Start of Data records

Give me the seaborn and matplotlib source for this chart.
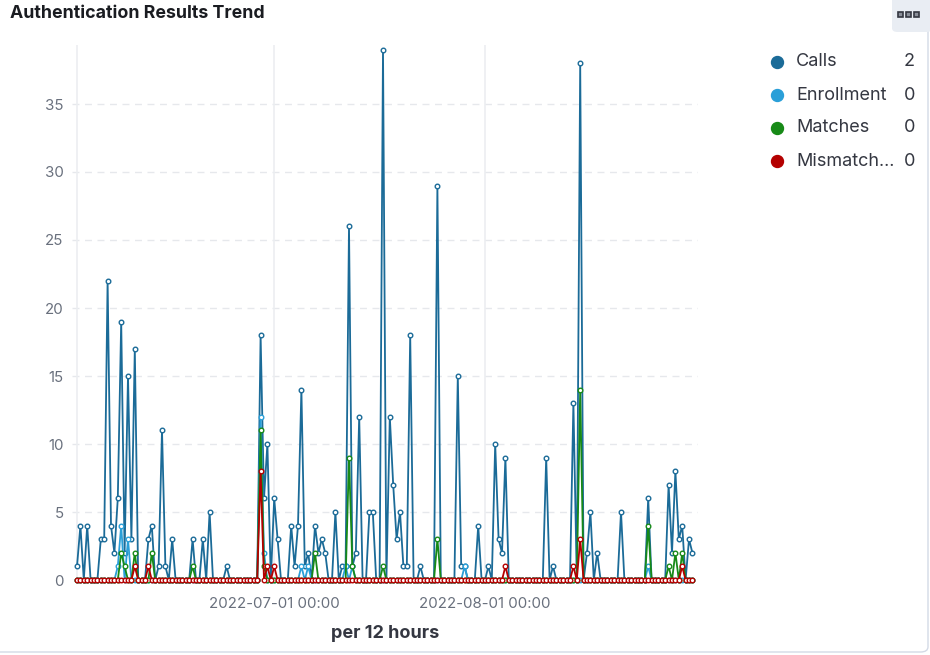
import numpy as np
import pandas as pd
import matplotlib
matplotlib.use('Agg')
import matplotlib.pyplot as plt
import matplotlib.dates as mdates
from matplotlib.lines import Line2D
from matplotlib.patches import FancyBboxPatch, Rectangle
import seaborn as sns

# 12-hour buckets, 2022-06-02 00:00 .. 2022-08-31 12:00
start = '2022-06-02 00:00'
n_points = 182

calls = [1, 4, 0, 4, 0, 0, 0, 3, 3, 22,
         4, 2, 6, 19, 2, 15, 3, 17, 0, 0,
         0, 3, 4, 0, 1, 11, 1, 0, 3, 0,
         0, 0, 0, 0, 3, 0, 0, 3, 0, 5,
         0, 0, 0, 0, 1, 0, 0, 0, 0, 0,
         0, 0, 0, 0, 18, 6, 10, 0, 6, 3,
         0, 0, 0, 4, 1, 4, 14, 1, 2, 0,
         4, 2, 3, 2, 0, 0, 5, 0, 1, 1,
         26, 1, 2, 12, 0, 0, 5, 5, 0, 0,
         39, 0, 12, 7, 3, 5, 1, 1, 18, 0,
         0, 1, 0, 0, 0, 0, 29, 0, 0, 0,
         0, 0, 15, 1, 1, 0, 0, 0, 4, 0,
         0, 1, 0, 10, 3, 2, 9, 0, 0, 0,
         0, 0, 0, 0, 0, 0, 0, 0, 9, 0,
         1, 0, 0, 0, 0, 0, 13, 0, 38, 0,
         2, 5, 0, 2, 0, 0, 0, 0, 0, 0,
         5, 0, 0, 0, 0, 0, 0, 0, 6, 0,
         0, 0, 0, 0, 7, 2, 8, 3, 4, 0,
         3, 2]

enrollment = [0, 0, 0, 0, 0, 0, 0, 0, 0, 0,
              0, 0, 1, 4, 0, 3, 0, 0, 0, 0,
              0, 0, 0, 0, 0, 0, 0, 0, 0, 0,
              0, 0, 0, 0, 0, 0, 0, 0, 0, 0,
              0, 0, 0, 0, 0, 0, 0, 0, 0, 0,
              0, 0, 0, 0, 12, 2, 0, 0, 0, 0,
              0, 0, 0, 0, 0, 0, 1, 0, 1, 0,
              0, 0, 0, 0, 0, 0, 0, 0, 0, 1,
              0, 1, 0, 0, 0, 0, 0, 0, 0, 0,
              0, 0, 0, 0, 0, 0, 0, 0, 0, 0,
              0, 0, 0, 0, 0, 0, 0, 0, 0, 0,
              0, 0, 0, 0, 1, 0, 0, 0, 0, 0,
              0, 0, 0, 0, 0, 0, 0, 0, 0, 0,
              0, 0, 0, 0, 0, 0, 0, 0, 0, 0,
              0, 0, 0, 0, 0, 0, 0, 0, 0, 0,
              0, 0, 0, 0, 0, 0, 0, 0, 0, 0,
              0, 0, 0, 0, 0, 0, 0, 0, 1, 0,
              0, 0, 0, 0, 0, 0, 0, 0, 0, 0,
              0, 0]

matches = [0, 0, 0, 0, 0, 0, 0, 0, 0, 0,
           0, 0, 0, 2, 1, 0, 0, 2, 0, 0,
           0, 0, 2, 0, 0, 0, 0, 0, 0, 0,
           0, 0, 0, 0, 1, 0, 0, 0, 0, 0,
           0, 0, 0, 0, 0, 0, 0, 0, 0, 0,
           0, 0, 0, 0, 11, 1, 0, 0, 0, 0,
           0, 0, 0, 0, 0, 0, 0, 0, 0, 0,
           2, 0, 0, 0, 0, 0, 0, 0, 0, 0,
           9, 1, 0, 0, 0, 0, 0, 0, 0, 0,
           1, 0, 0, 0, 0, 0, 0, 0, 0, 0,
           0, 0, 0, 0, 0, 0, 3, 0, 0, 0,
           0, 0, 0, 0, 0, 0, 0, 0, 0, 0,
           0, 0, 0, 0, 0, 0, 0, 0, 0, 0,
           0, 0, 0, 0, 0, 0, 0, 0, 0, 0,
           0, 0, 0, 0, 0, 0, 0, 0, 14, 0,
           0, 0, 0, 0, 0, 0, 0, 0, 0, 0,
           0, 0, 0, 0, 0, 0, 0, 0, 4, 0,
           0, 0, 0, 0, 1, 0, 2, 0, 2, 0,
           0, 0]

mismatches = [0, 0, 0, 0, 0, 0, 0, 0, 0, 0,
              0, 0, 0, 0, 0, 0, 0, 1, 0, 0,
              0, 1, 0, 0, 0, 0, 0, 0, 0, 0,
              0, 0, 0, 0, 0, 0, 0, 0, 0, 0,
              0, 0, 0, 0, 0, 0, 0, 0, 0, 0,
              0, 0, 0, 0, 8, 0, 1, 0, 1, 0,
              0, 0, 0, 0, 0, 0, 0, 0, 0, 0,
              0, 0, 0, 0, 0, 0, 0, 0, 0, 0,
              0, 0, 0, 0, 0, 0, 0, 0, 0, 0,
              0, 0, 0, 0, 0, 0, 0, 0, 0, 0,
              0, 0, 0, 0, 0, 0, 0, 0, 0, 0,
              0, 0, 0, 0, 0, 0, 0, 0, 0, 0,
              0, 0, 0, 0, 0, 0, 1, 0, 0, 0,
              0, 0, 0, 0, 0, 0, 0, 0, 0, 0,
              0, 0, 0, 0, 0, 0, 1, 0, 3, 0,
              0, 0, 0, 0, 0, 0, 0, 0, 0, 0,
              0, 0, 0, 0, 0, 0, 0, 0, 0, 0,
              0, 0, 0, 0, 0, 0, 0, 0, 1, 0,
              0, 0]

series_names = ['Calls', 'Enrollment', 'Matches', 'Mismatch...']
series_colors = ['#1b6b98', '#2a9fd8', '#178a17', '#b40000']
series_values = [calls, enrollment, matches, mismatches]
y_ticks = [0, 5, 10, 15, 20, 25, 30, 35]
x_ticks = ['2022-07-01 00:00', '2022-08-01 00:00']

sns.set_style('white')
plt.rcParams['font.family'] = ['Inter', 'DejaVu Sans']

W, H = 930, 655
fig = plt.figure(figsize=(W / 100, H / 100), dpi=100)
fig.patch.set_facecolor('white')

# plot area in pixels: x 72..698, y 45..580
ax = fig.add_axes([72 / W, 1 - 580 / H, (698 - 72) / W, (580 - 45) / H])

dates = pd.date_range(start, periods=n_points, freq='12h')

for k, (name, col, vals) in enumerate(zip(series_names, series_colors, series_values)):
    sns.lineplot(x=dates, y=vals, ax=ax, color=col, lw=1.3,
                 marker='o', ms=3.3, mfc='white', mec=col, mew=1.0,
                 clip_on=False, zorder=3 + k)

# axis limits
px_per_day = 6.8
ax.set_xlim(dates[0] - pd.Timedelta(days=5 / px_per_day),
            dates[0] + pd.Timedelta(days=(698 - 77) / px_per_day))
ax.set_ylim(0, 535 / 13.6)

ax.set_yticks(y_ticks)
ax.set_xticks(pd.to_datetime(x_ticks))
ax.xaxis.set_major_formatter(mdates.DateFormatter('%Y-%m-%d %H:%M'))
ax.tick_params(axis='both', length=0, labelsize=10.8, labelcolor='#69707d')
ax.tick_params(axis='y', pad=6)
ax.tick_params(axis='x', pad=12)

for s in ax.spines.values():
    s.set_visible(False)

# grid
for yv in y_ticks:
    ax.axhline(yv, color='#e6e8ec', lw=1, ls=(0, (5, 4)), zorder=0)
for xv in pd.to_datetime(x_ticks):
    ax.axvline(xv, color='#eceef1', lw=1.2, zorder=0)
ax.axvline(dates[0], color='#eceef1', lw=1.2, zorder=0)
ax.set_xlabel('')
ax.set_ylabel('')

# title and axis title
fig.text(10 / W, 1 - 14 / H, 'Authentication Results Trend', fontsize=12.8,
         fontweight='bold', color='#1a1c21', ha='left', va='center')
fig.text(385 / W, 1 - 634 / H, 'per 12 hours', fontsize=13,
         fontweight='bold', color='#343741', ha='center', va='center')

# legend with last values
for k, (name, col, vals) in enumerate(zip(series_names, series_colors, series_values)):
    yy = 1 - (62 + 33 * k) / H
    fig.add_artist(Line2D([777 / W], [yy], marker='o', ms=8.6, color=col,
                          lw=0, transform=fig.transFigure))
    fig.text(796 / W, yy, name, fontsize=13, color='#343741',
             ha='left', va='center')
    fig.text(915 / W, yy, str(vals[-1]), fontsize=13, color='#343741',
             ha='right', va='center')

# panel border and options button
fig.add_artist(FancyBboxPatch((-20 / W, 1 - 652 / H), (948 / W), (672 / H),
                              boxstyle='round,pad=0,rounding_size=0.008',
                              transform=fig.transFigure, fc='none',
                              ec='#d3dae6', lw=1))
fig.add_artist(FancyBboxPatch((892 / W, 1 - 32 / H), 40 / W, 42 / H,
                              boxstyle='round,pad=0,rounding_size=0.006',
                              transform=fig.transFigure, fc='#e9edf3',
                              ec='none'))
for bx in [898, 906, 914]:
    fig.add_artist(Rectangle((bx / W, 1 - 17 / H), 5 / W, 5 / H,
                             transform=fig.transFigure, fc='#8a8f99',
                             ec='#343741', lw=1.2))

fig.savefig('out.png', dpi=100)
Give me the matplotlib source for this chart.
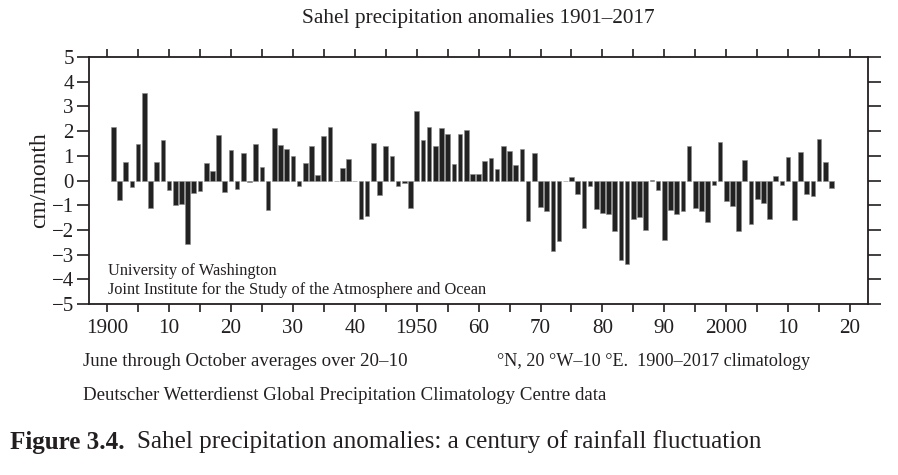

End of Data records

Pull out all lines from the listing that contain the string "this".

Give me the seaborn and matplotlib source for this chart.
Give me the matplotlib source for this chart.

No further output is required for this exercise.